In guaranteeing well-calibrated forecasts without any knowledge of future events, defensive forecasting seems to explain how predictions, such as FiveThirtyEight’s 28% Trump probability, can be both “correct” — in terms of calibration — and meaningless — offering no substantive insight about the real world — at the same time.
To overcome this criticism, a forecaster with guts (not Silver) might offer bets based on his predictions. (Silver’s 72% probability for Clinton translates to a bet on Clinton at 0.39 to 1 odds, for instance.) But even “skin in the game” may not be enough to sniff out a charlatan forecaster. In this context, the test functions from the above game-theoretic framework become gambling strategies against the forecaster, and the requirement that these strategies are continuous acts as a constraint against erratic betting behavior. Overall, the Vovk-Takemura-Shafer theory suggests that as long as the gambler is tame — if he’s predictable, if he follows the herd, if he’s a sheep — the forecaster can exploit that tameness without any clue about the likelihood of future outcomes and, in fact, without even knowing what event is being bet on. All the forecaster needs to do is offer bets that prevent the gambler from making money, which is possible against any continuous strategy. To have any chance at making money, the gambler can’t be docile. He needs to be a little wild, a bit irregular, even volatile. Make the forecaster uncomfortable. Throw him off balance.

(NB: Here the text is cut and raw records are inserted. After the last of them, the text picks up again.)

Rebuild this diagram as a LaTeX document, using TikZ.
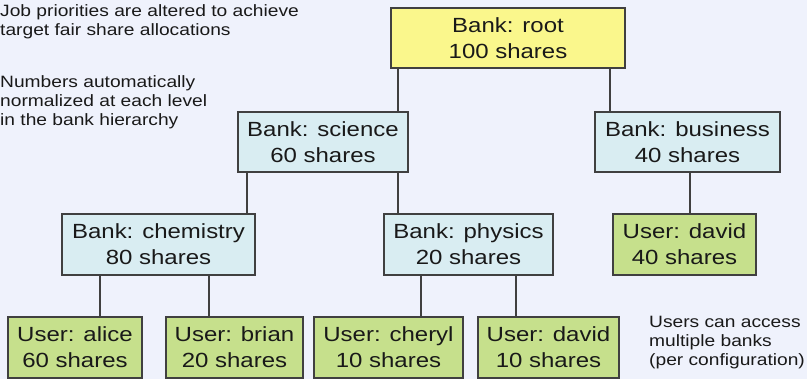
\documentclass[tikz,border=0pt]{standalone}
\usepackage{fontspec}
\setmainfont{Liberation Sans}[FakeStretch=1.17]
\definecolor{bgc}{RGB}{239,242,252}
\definecolor{rootc}{RGB}{250,247,140}
\definecolor{bankc}{RGB}{217,237,242}
\definecolor{userc}{RGB}{198,224,140}
\definecolor{edgec}{RGB}{64,64,64}
\tikzset{
  box/.style={draw=edgec, line width=1.3pt, inner sep=0pt, align=center,
    font=\fontsize{20.5}{26}\selectfont, text=black!90},
  rootbox/.style={box, fill=rootc},
  bankbox/.style={box, fill=bankc},
  userbox/.style={box, fill=userc},
  link/.style={draw=edgec, line width=1.3pt},
  note/.style={anchor=base west, align=left, inner sep=0pt,
    font=\fontsize{16.4}{19.3}\selectfont, text=black!90}
}
\begin{document}
\begin{tikzpicture}[x=1pt,y=-1pt]
\fill[bgc] (0,0) rectangle (807,379);
\useasboundingbox (0,0) rectangle (807,379);

\node[rootbox, minimum width=234pt, minimum height=60pt] (root) at (508,38) {Bank: root\\100 shares};
\node[bankbox, minimum width=170pt, minimum height=60pt] (science) at (323,142) {Bank: science\\60 shares};
\node[bankbox, minimum width=185pt, minimum height=60pt] (business) at (687.5,142) {Bank: business\\40 shares};
\node[bankbox, minimum width=193pt, minimum height=61pt] (chem) at (158.5,244.5) {Bank: chemistry\\80 shares};
\node[bankbox, minimum width=169pt, minimum height=61pt] (phys) at (468.5,244.5) {Bank: physics\\20 shares};
\node[userbox, minimum width=143pt, minimum height=61pt] (david40) at (684.5,244.5) {User: david\\40 shares};
\node[userbox, minimum width=134pt, minimum height=61pt] (alice) at (75,347.5) {User: alice\\60 shares};
\node[userbox, minimum width=137pt, minimum height=61pt] (brian) at (234.5,347.5) {User: brian\\20 shares};
\node[userbox, minimum width=149pt, minimum height=61pt] (cheryl) at (388.5,347.5) {User: cheryl\\10 shares};
\node[userbox, minimum width=141pt, minimum height=61pt] (david10) at (548.5,347.5) {User: david\\10 shares};

\draw[link] ([xshift=-110pt]root.south) -- ([xshift=75pt]science.north);
\draw[link] ([xshift=102pt]root.south) -- ([xshift=-77.5pt]business.north);
\draw[link] ([xshift=-76pt]science.south) -- ([xshift=88.5pt]chem.north);
\draw[link] ([xshift=75pt]science.south) -- ([xshift=-70.5pt]phys.north);
\draw[link] ([xshift=2.5pt]business.south) -- ([xshift=5.5pt]david40.north);
\draw[link] ([xshift=-58.5pt]chem.south) -- ([xshift=25pt]alice.north);
\draw[link] ([xshift=50.5pt]chem.south) -- ([xshift=-25.5pt]brian.north);
\draw[link] ([xshift=-47.5pt]phys.south) -- ([xshift=32.5pt]cheryl.north);
\draw[link] ([xshift=47.5pt]phys.south) -- ([xshift=-32.5pt]david10.north);

\node[note] (n1) at (0,36) {Job priorities are altered to achieve\\target fair share allocations};
\node[note] (n2) at (0,126) {Numbers automatically\\normalized at each level\\in the bank hierarchy};
\node[note] (n3) at (649,366) {Users can access\\multiple banks\\(per configuration)};
\end{tikzpicture}
\end{document}
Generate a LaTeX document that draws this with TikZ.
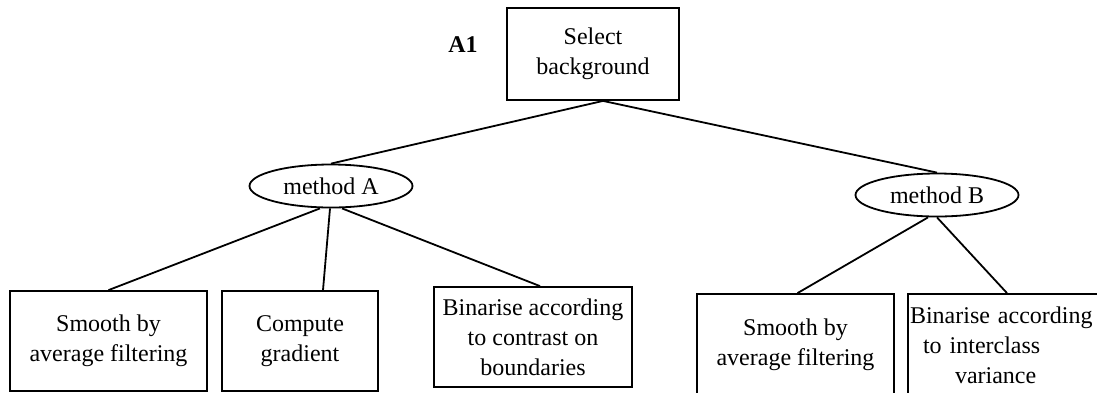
\documentclass[tikz,border=0pt]{standalone}
\usepackage{fontspec}
\setmainfont{Liberation Serif}
\usetikzlibrary{shapes.geometric}

\begin{document}
\begin{tikzpicture}[x=1pt, y=-1pt,
    line width=1.8pt,
    font=\fontsize{24}{30}\selectfont,
    taskbox/.style={draw, rectangle, align=center, inner sep=2pt},
    methodell/.style={draw, ellipse, inner sep=0pt, minimum width=163, minimum height=43}]
              \useasboundingbox (0,0) rectangle (1097,392);

              % Top task and its label
              \node[taskbox, minimum width=172, minimum height=92] (sel) at (593,54) {Select\\background};
              \node[font=\fontsize{24}{30}\selectfont\bfseries] (alab) at (463,45) {A1};

              % The two methods
              \node[methodell] (ma) at (331,186) {method A};
              \node[methodell] (mb) at (937,195) {method B};

              % Steps of method A
              \node[taskbox, minimum width=197, minimum height=100] (sa) at (108.5,341) {Smooth by\\average filtering};
              \node[taskbox, minimum width=156, minimum height=100] (ga) at (300,341) {Compute\\gradient};
              \node[taskbox, minimum width=198, minimum height=100] (ca) at (533,337) {Binarise according\\to contrast on\\boundaries};

              % Steps of method B
              \node[taskbox, minimum width=197, minimum height=102] (sb) at (795.5,345) {Smooth by\\average filtering};
              \node[taskbox, minimum width=202, minimum height=102, text width=198, align=left] (vb) at (1009,345)
                  {Binarise according\\\hspace*{13pt}to interclass\\\hspace*{45pt}variance};

              % Tree lines
              \draw ([xshift=10]sel.south) -- (ma.north);
              \draw ([xshift=10]sel.south) -- (mb.north);
              \draw ([xshift=-11]ma.south) -- (sa.north);
              \draw ([xshift=-1]ma.south) -- ([xshift=23]ga.north);
              \draw ([xshift=11]ma.south) -- ([xshift=7]ca.north);
              \draw ([xshift=-9]mb.south) -- ([xshift=2]sb.north);
              \draw (mb.south) -- ([xshift=-2]vb.north);
            \end{tikzpicture}
\end{document}
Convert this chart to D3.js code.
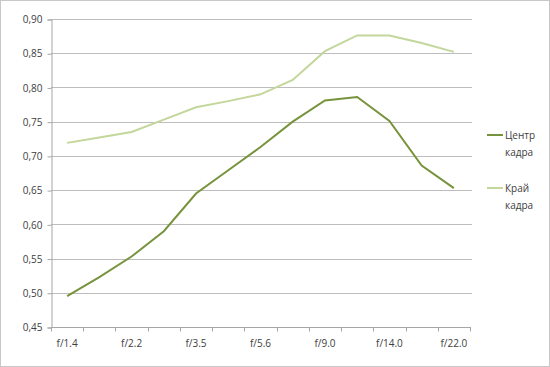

So, returning to my rude question: Do Silver’s probabilities mean anything at all?
Both common sense and basic mathematical intuition suggest not.
Since ancient times, people have relied on prophets, seers, fortune tellers, and psychics to foretell the future. How naïve and unsophisticated those cultures were! We’re so much more advanced now. We have Nate Silver. Instead of looking into a crystal ball, Silver looks into the data. Instead of consulting with the gods, he consults with mathematical models. He doesn’t sell snake oil, he sells probabilities. His predictions are often misinterpreted, but never wrong.
We’re left with a story comical and tragic all at once: Nate Silver is our version of the Oracle of Delphi, of Nostradamus, of The Amazing Criswell.
Prove me wrong.
Or, even better, prove Silver wrong.